**What you need to do**
Give back every line exactly as it appears, pictures excluded.

**Given data**
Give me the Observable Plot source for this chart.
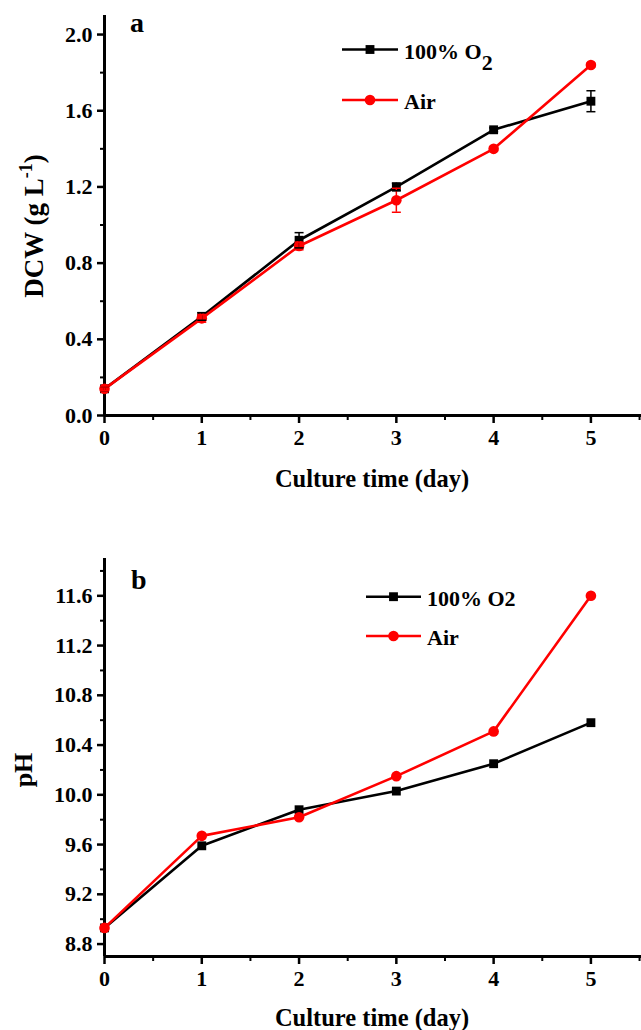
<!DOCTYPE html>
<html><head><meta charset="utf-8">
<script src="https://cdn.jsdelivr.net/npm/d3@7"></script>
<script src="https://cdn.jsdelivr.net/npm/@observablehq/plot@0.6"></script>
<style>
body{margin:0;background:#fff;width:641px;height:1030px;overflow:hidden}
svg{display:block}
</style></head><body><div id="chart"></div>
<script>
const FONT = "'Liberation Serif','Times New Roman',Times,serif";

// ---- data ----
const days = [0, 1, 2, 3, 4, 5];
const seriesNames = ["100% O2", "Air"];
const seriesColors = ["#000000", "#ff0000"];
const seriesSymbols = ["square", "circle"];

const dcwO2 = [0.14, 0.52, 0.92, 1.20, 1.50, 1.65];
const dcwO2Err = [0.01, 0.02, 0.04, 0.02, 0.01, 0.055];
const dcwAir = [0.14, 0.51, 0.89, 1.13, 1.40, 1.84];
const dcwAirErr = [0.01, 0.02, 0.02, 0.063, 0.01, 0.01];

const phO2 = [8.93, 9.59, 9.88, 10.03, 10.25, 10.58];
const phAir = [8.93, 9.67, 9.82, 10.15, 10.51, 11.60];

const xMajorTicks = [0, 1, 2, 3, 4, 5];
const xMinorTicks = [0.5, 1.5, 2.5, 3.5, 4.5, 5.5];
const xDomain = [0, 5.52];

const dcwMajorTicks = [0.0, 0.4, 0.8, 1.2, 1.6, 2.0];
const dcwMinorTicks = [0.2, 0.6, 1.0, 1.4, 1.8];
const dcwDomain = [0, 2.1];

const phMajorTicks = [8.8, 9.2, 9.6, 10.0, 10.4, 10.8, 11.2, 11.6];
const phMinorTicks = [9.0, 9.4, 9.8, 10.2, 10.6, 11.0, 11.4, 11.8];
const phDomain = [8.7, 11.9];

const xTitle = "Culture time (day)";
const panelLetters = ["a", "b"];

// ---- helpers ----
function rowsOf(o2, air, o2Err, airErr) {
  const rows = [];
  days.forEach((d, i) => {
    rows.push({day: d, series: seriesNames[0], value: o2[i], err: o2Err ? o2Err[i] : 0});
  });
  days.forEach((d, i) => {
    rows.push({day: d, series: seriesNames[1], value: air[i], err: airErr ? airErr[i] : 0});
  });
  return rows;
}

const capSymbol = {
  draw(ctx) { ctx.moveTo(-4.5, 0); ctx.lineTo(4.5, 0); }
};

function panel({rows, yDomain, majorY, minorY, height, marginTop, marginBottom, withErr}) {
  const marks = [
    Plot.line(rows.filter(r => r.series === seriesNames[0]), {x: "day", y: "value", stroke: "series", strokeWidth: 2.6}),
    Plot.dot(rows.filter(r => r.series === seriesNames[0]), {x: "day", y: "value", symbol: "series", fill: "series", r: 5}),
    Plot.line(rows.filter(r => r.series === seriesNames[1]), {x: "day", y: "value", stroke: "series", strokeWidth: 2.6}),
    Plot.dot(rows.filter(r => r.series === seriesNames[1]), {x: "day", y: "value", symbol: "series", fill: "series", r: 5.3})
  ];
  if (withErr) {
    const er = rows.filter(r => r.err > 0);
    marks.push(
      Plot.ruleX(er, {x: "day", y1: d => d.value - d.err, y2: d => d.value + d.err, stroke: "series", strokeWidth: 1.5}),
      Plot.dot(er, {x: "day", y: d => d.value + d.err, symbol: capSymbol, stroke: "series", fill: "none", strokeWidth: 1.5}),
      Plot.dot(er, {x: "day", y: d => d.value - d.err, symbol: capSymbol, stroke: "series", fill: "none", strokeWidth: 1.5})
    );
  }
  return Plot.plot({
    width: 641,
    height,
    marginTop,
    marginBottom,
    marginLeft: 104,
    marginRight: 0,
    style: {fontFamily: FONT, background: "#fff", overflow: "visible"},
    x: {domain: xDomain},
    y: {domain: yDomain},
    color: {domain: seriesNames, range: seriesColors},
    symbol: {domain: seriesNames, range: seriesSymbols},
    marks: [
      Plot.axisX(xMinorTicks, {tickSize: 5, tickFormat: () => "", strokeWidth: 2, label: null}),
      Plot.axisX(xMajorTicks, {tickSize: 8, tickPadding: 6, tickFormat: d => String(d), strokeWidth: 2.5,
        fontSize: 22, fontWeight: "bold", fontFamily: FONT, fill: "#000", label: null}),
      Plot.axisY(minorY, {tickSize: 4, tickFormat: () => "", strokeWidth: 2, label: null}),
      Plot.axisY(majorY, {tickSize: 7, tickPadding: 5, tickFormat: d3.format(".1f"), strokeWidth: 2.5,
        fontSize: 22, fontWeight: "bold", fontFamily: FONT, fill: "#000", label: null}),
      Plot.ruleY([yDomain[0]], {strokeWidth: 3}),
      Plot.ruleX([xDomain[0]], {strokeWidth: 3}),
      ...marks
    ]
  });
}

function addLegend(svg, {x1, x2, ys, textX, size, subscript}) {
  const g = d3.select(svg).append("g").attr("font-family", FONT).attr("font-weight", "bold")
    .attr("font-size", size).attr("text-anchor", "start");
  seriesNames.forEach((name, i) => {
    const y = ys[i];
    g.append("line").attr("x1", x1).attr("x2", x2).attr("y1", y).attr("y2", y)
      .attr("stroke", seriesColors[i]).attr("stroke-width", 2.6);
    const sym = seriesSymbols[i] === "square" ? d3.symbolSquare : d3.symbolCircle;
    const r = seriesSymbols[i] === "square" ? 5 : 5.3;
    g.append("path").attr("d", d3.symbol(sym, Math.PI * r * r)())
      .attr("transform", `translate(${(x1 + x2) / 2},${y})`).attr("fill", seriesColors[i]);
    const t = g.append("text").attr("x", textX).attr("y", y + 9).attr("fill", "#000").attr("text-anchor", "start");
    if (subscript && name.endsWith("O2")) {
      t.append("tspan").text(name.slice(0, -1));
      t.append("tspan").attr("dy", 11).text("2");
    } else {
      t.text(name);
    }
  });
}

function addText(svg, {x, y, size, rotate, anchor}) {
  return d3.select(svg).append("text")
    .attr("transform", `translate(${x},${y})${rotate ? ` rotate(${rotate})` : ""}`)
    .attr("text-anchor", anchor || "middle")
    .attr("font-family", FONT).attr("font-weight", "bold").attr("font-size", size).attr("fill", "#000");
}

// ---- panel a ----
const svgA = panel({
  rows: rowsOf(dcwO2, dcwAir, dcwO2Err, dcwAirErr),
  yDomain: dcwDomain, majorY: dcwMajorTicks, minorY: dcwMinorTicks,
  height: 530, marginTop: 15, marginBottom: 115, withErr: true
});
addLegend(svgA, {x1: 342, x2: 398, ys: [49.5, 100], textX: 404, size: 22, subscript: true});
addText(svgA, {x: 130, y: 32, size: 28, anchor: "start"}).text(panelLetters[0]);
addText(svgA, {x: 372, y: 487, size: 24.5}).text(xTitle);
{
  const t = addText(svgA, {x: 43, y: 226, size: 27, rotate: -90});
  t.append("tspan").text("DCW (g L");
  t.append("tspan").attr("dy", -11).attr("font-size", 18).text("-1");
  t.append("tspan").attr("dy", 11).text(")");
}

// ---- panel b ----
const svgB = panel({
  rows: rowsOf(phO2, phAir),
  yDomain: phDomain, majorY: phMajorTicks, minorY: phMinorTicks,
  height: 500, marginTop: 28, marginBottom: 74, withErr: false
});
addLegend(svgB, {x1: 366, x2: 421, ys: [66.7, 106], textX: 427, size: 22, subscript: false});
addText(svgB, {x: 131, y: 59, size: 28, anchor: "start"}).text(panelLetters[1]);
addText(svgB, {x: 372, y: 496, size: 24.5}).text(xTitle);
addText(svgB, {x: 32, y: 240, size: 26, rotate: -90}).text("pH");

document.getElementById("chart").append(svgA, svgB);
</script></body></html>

**Result**
Give me the Observable Plot source for this chart.
<!DOCTYPE html>
<html><head><meta charset="utf-8">
<script src="https://cdn.jsdelivr.net/npm/d3@7"></script>
<script src="https://cdn.jsdelivr.net/npm/@observablehq/plot@0.6"></script>
<style>
body{margin:0;background:#fff;width:641px;height:1030px;overflow:hidden}
svg{display:block}
</style></head><body><div id="chart"></div>
<script>
const FONT = "'Liberation Serif','Times New Roman',Times,serif";

// ---- data ----
const days = [0, 1, 2, 3, 4, 5];
const seriesNames = ["100% O2", "Air"];
const seriesColors = ["#000000", "#ff0000"];
const seriesSymbols = ["square", "circle"];

const dcwO2 = [0.14, 0.52, 0.92, 1.20, 1.50, 1.65];
const dcwO2Err = [0.01, 0.02, 0.04, 0.02, 0.01, 0.055];
const dcwAir = [0.14, 0.51, 0.89, 1.13, 1.40, 1.84];
const dcwAirErr = [0.01, 0.02, 0.02, 0.063, 0.01, 0.01];

const phO2 = [8.93, 9.59, 9.88, 10.03, 10.25, 10.58];
const phAir = [8.93, 9.67, 9.82, 10.15, 10.51, 11.60];

const xMajorTicks = [0, 1, 2, 3, 4, 5];
const xMinorTicks = [0.5, 1.5, 2.5, 3.5, 4.5, 5.5];
const xDomain = [0, 5.52];

const dcwMajorTicks = [0.0, 0.4, 0.8, 1.2, 1.6, 2.0];
const dcwMinorTicks = [0.2, 0.6, 1.0, 1.4, 1.8];
const dcwDomain = [0, 2.1];

const phMajorTicks = [8.8, 9.2, 9.6, 10.0, 10.4, 10.8, 11.2, 11.6];
const phMinorTicks = [9.0, 9.4, 9.8, 10.2, 10.6, 11.0, 11.4, 11.8];
const phDomain = [8.7, 11.9];

const xTitle = "Culture time (day)";
const panelLetters = ["a", "b"];

// ---- helpers ----
function rowsOf(o2, air, o2Err, airErr) {
  const rows = [];
  days.forEach((d, i) => {
    rows.push({day: d, series: seriesNames[0], value: o2[i], err: o2Err ? o2Err[i] : 0});
  });
  days.forEach((d, i) => {
    rows.push({day: d, series: seriesNames[1], value: air[i], err: airErr ? airErr[i] : 0});
  });
  return rows;
}

const capSymbol = {
  draw(ctx) { ctx.moveTo(-4.5, 0); ctx.lineTo(4.5, 0); }
};

function panel({rows, yDomain, majorY, minorY, height, marginTop, marginBottom, withErr}) {
  const marks = [
    Plot.line(rows.filter(r => r.series === seriesNames[0]), {x: "day", y: "value", stroke: "series", strokeWidth: 2.6}),
    Plot.dot(rows.filter(r => r.series === seriesNames[0]), {x: "day", y: "value", symbol: "series", fill: "series", r: 5}),
    Plot.line(rows.filter(r => r.series === seriesNames[1]), {x: "day", y: "value", stroke: "series", strokeWidth: 2.6}),
    Plot.dot(rows.filter(r => r.series === seriesNames[1]), {x: "day", y: "value", symbol: "series", fill: "series", r: 5.3})
  ];
  if (withErr) {
    const er = rows.filter(r => r.err > 0);
    marks.push(
      Plot.ruleX(er, {x: "day", y1: d => d.value - d.err, y2: d => d.value + d.err, stroke: "series", strokeWidth: 1.5}),
      Plot.dot(er, {x: "day", y: d => d.value + d.err, symbol: capSymbol, stroke: "series", fill: "none", strokeWidth: 1.5}),
      Plot.dot(er, {x: "day", y: d => d.value - d.err, symbol: capSymbol, stroke: "series", fill: "none", strokeWidth: 1.5})
    );
  }
  return Plot.plot({
    width: 641,
    height,
    marginTop,
    marginBottom,
    marginLeft: 104,
    marginRight: 0,
    style: {fontFamily: FONT, background: "#fff", overflow: "visible"},
    x: {domain: xDomain},
    y: {domain: yDomain},
    color: {domain: seriesNames, range: seriesColors},
    symbol: {domain: seriesNames, range: seriesSymbols},
    marks: [
      Plot.axisX(xMinorTicks, {tickSize: 5, tickFormat: () => "", strokeWidth: 2, label: null}),
      Plot.axisX(xMajorTicks, {tickSize: 8, tickPadding: 6, tickFormat: d => String(d), strokeWidth: 2.5,
        fontSize: 22, fontWeight: "bold", fontFamily: FONT, fill: "#000", label: null}),
      Plot.axisY(minorY, {tickSize: 4, tickFormat: () => "", strokeWidth: 2, label: null}),
      Plot.axisY(majorY, {tickSize: 7, tickPadding: 5, tickFormat: d3.format(".1f"), strokeWidth: 2.5,
        fontSize: 22, fontWeight: "bold", fontFamily: FONT, fill: "#000", label: null}),
      Plot.ruleY([yDomain[0]], {strokeWidth: 3}),
      Plot.ruleX([xDomain[0]], {strokeWidth: 3}),
      ...marks
    ]
  });
}

function addLegend(svg, {x1, x2, ys, textX, size, subscript}) {
  const g = d3.select(svg).append("g").attr("font-family", FONT).attr("font-weight", "bold")
    .attr("font-size", size).attr("text-anchor", "start");
  seriesNames.forEach((name, i) => {
    const y = ys[i];
    g.append("line").attr("x1", x1).attr("x2", x2).attr("y1", y).attr("y2", y)
      .attr("stroke", seriesColors[i]).attr("stroke-width", 2.6);
    const sym = seriesSymbols[i] === "square" ? d3.symbolSquare : d3.symbolCircle;
    const r = seriesSymbols[i] === "square" ? 5 : 5.3;
    g.append("path").attr("d", d3.symbol(sym, Math.PI * r * r)())
      .attr("transform", `translate(${(x1 + x2) / 2},${y})`).attr("fill", seriesColors[i]);
    const t = g.append("text").attr("x", textX).attr("y", y + 9).attr("fill", "#000").attr("text-anchor", "start");
    if (subscript && name.endsWith("O2")) {
      t.append("tspan").text(name.slice(0, -1));
      t.append("tspan").attr("dy", 11).text("2");
    } else {
      t.text(name);
    }
  });
}

function addText(svg, {x, y, size, rotate, anchor}) {
  return d3.select(svg).append("text")
    .attr("transform", `translate(${x},${y})${rotate ? ` rotate(${rotate})` : ""}`)
    .attr("text-anchor", anchor || "middle")
    .attr("font-family", FONT).attr("font-weight", "bold").attr("font-size", size).attr("fill", "#000");
}

// ---- panel a ----
const svgA = panel({
  rows: rowsOf(dcwO2, dcwAir, dcwO2Err, dcwAirErr),
  yDomain: dcwDomain, majorY: dcwMajorTicks, minorY: dcwMinorTicks,
  height: 530, marginTop: 15, marginBottom: 115, withErr: true
});
addLegend(svgA, {x1: 342, x2: 398, ys: [49.5, 100], textX: 404, size: 22, subscript: true});
addText(svgA, {x: 130, y: 32, size: 28, anchor: "start"}).text(panelLetters[0]);
addText(svgA, {x: 372, y: 487, size: 24.5}).text(xTitle);
{
  const t = addText(svgA, {x: 43, y: 226, size: 27, rotate: -90});
  t.append("tspan").text("DCW (g L");
  t.append("tspan").attr("dy", -11).attr("font-size", 18).text("-1");
  t.append("tspan").attr("dy", 11).text(")");
}

// ---- panel b ----
const svgB = panel({
  rows: rowsOf(phO2, phAir),
  yDomain: phDomain, majorY: phMajorTicks, minorY: phMinorTicks,
  height: 500, marginTop: 28, marginBottom: 74, withErr: false
});
addLegend(svgB, {x1: 366, x2: 421, ys: [66.7, 106], textX: 427, size: 22, subscript: false});
addText(svgB, {x: 131, y: 59, size: 28, anchor: "start"}).text(panelLetters[1]);
addText(svgB, {x: 372, y: 496, size: 24.5}).text(xTitle);
addText(svgB, {x: 32, y: 240, size: 26, rotate: -90}).text("pH");

document.getElementById("chart").append(svgA, svgB);
</script></body></html>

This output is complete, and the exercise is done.